## DATA PROVIDED
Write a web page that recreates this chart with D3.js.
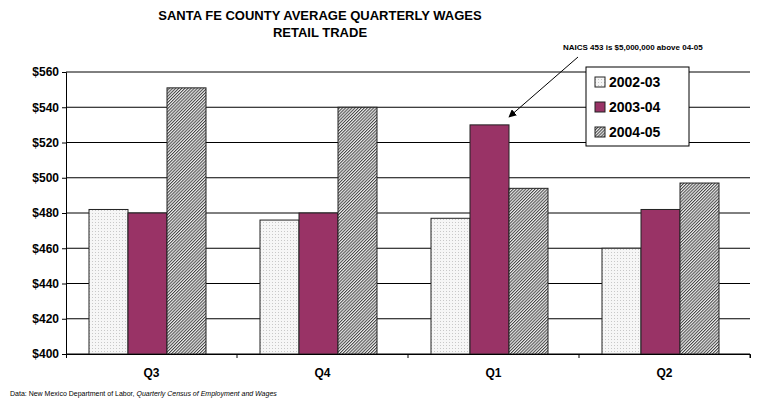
<!DOCTYPE html>
<html><head><meta charset="utf-8">
<script src="https://cdn.jsdelivr.net/npm/d3@7"></script>
<style>body{margin:0;background:#fff;font-family:Arial,"Liberation Sans",sans-serif}</style>
</head><body>
<svg id="c" width="759" height="406"></svg>
<script>
const quarters = ["Q3", "Q4", "Q1", "Q2"];
const years = ["2002-03", "2003-04", "2004-05"];
const wages0203 = [482, 476, 477, 460];
const wages0304 = [480, 480, 530, 482];
const wages0405 = [551, 540, 494, 497];
const yTicks = [400, 420, 440, 460, 480, 500, 520, 540, 560];
const series = [wages0203, wages0304, wages0405];

const svg = d3.select("#c");
const defs = svg.append("defs");
const dots = defs.append("pattern").attr("id", "dots").attr("width", 3).attr("height", 3).attr("patternUnits", "userSpaceOnUse");
dots.append("rect").attr("width", 3).attr("height", 3).attr("fill", "#f6f6f6");
dots.append("rect").attr("width", 1).attr("height", 1).attr("fill", "#c8c8c8");
const hatch = defs.append("pattern").attr("id", "hatch").attr("width", 2.2).attr("height", 2.2).attr("patternUnits", "userSpaceOnUse").attr("patternTransform", "rotate(45)");
hatch.append("rect").attr("width", 2.2).attr("height", 2.2).attr("fill", "#eee");
hatch.append("rect").attr("width", 1).attr("height", 2.2).attr("fill", "#444");
const fills = ["url(#dots)", "#993366", "url(#hatch)"];

const L = 66, R = 750, T = 72, B = 354;
const x = d3.scaleBand().domain(quarters).range([L, R]);
const xs = d3.scaleBand().domain(d3.range(3)).range([0, 117]);
const y = d3.scaleLinear().domain([400, 560]).range([B, T]);

svg.append("g").selectAll("line").data(yTicks).join("line")
  .attr("x1", L).attr("x2", R).attr("y1", d => y(d)).attr("y2", d => y(d))
  .attr("stroke", "#000").attr("stroke-width", 1);

svg.append("g").selectAll("g").data(quarters).join("g")
  .attr("transform", q => `translate(${x(q) + (x.bandwidth() - 117) / 2 - 4},0)`)
  .selectAll("rect").data((q, i) => series.map((s, k) => ({k, v: s[i]}))).join("rect")
  .attr("x", d => xs(d.k)).attr("width", xs.bandwidth())
  .attr("y", d => y(d.v)).attr("height", d => B - y(d.v))
  .attr("fill", d => fills[d.k]).attr("stroke", "#222").attr("stroke-width", 1);

svg.append("g").attr("transform", `translate(${L},0)`)
  .call(d3.axisLeft(y).tickValues(yTicks).tickFormat(d => "$" + d).tickSize(4))
  .call(g => g.selectAll("text").attr("font-size", 12).attr("font-weight", "bold").attr("font-family", "Arial"));
svg.append("g").attr("transform", `translate(0,${B})`)
  .call(d3.axisBottom(x).tickSize(4).tickPadding(10))
  .call(g => g.selectAll("text").attr("font-size", 12).attr("font-weight", "bold").attr("font-family", "Arial"))
  .call(g => g.selectAll(".tick line").attr("transform", `translate(${x.bandwidth() / 2},0)`));

svg.append("text").attr("x", 320).attr("y", 20).attr("text-anchor", "middle").attr("font-size", 13).attr("font-weight", "bold").text("SANTA FE COUNTY AVERAGE QUARTERLY WAGES");
svg.append("text").attr("x", 320).attr("y", 37).attr("text-anchor", "middle").attr("font-size", 13).attr("font-weight", "bold").text("RETAIL TRADE");

svg.append("text").attr("x", 563).attr("y", 50).attr("font-size", 8).attr("font-weight", "bold").text("NAICS 453 is $5,000,000 above 04-05");
defs.append("marker").attr("id", "arr").attr("viewBox", "0 0 10 10").attr("refX", 9).attr("refY", 5)
  .attr("markerWidth", 8).attr("markerHeight", 8).attr("orient", "auto")
  .append("path").attr("d", "M0,0L10,5L0,10z").attr("fill", "#000");
svg.append("line").attr("x1", 578).attr("y1", 57).attr("x2", 509).attr("y2", 117)
  .attr("stroke", "#000").attr("marker-end", "url(#arr)");

const lg = svg.append("g").attr("transform", "translate(586,67)");
lg.append("rect").attr("width", 103).attr("height", 79).attr("fill", "#fff").attr("stroke", "#000");
years.forEach((yr, i) => {
  lg.append("rect").attr("x", 9).attr("y", 10 + i * 25).attr("width", 10).attr("height", 10).attr("fill", fills[i]).attr("stroke", "#222");
  lg.append("text").attr("x", 23).attr("y", 20 + i * 25).attr("font-size", 14).attr("font-weight", "bold").text(yr);
});

const foot = svg.append("text").attr("x", 10).attr("y", 396).attr("font-size", 7);
foot.append("tspan").text("Data:  New Mexico Department of Labor, ");
foot.append("tspan").attr("font-style", "italic").text("Quarterly Census of Employment and Wages");
</script>
</body></html>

## WHAT THE TASK ASKS
Your task is to reproduce exactly the lines from the start of the data above through the line containing "const series = [wages0203, wages0304, wages0405];", leaving every picture out.

## EXPECTED ANSWER
Write a web page that recreates this chart with D3.js.
<!DOCTYPE html>
<html><head><meta charset="utf-8">
<script src="https://cdn.jsdelivr.net/npm/d3@7"></script>
<style>body{margin:0;background:#fff;font-family:Arial,"Liberation Sans",sans-serif}</style>
</head><body>
<svg id="c" width="759" height="406"></svg>
<script>
const quarters = ["Q3", "Q4", "Q1", "Q2"];
const years = ["2002-03", "2003-04", "2004-05"];
const wages0203 = [482, 476, 477, 460];
const wages0304 = [480, 480, 530, 482];
const wages0405 = [551, 540, 494, 497];
const yTicks = [400, 420, 440, 460, 480, 500, 520, 540, 560];
const series = [wages0203, wages0304, wages0405];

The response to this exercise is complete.